**SET PROBLEM**. Your task is to quote the material that follows, in full and exactly.

**DATASET SECTION**.
/---
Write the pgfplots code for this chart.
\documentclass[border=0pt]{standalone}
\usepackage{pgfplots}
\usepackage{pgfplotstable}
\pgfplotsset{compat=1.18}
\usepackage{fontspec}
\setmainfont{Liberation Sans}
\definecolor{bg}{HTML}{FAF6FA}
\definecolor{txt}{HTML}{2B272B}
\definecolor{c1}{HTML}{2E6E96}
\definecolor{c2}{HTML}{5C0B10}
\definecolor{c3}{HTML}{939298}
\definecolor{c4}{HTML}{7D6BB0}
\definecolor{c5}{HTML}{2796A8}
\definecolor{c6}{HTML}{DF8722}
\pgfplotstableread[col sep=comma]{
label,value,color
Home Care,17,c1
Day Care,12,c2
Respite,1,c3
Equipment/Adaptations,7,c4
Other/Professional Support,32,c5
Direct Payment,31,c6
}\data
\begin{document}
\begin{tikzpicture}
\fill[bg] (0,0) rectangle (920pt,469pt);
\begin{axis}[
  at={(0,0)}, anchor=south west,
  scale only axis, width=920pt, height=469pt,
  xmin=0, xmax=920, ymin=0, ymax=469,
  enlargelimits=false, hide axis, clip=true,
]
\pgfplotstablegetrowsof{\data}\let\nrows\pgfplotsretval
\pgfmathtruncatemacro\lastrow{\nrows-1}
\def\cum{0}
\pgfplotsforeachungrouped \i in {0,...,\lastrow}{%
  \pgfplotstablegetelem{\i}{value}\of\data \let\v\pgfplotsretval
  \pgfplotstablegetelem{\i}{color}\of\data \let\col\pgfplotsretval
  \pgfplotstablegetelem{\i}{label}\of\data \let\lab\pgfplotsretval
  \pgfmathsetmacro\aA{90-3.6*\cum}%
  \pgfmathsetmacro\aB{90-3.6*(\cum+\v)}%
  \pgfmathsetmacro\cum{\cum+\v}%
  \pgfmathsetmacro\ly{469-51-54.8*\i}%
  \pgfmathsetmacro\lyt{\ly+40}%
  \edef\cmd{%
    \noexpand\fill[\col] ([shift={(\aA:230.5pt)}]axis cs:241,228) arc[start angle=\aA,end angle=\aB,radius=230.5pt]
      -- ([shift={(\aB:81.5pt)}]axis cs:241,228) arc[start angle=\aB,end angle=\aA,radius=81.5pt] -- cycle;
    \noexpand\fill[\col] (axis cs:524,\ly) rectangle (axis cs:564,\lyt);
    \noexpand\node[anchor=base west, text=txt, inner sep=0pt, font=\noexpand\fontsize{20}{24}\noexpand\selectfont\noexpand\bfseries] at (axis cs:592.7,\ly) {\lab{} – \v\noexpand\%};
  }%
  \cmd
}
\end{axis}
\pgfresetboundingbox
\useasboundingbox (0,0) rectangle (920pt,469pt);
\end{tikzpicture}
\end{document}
\---
**SOLUTION TO THIS TASK**.
Write the pgfplots code for this chart.
\documentclass[border=0pt]{standalone}
\usepackage{pgfplots}
\usepackage{pgfplotstable}
\pgfplotsset{compat=1.18}
\usepackage{fontspec}
\setmainfont{Liberation Sans}
\definecolor{bg}{HTML}{FAF6FA}
\definecolor{txt}{HTML}{2B272B}
\definecolor{c1}{HTML}{2E6E96}
\definecolor{c2}{HTML}{5C0B10}
\definecolor{c3}{HTML}{939298}
\definecolor{c4}{HTML}{7D6BB0}
\definecolor{c5}{HTML}{2796A8}
\definecolor{c6}{HTML}{DF8722}
\pgfplotstableread[col sep=comma]{
label,value,color
Home Care,17,c1
Day Care,12,c2
Respite,1,c3
Equipment/Adaptations,7,c4
Other/Professional Support,32,c5
Direct Payment,31,c6
}\data
\begin{document}
\begin{tikzpicture}
\fill[bg] (0,0) rectangle (920pt,469pt);
\begin{axis}[
  at={(0,0)}, anchor=south west,
  scale only axis, width=920pt, height=469pt,
  xmin=0, xmax=920, ymin=0, ymax=469,
  enlargelimits=false, hide axis, clip=true,
]
\pgfplotstablegetrowsof{\data}\let\nrows\pgfplotsretval
\pgfmathtruncatemacro\lastrow{\nrows-1}
\def\cum{0}
\pgfplotsforeachungrouped \i in {0,...,\lastrow}{%
  \pgfplotstablegetelem{\i}{value}\of\data \let\v\pgfplotsretval
  \pgfplotstablegetelem{\i}{color}\of\data \let\col\pgfplotsretval
  \pgfplotstablegetelem{\i}{label}\of\data \let\lab\pgfplotsretval
  \pgfmathsetmacro\aA{90-3.6*\cum}%
  \pgfmathsetmacro\aB{90-3.6*(\cum+\v)}%
  \pgfmathsetmacro\cum{\cum+\v}%
  \pgfmathsetmacro\ly{469-51-54.8*\i}%
  \pgfmathsetmacro\lyt{\ly+40}%
  \edef\cmd{%
    \noexpand\fill[\col] ([shift={(\aA:230.5pt)}]axis cs:241,228) arc[start angle=\aA,end angle=\aB,radius=230.5pt]
      -- ([shift={(\aB:81.5pt)}]axis cs:241,228) arc[start angle=\aB,end angle=\aA,radius=81.5pt] -- cycle;
    \noexpand\fill[\col] (axis cs:524,\ly) rectangle (axis cs:564,\lyt);
    \noexpand\node[anchor=base west, text=txt, inner sep=0pt, font=\noexpand\fontsize{20}{24}\noexpand\selectfont\noexpand\bfseries] at (axis cs:592.7,\ly) {\lab{} – \v\noexpand\%};
  }%
  \cmd
}
\end{axis}
\pgfresetboundingbox
\useasboundingbox (0,0) rectangle (920pt,469pt);
\end{tikzpicture}
\end{document}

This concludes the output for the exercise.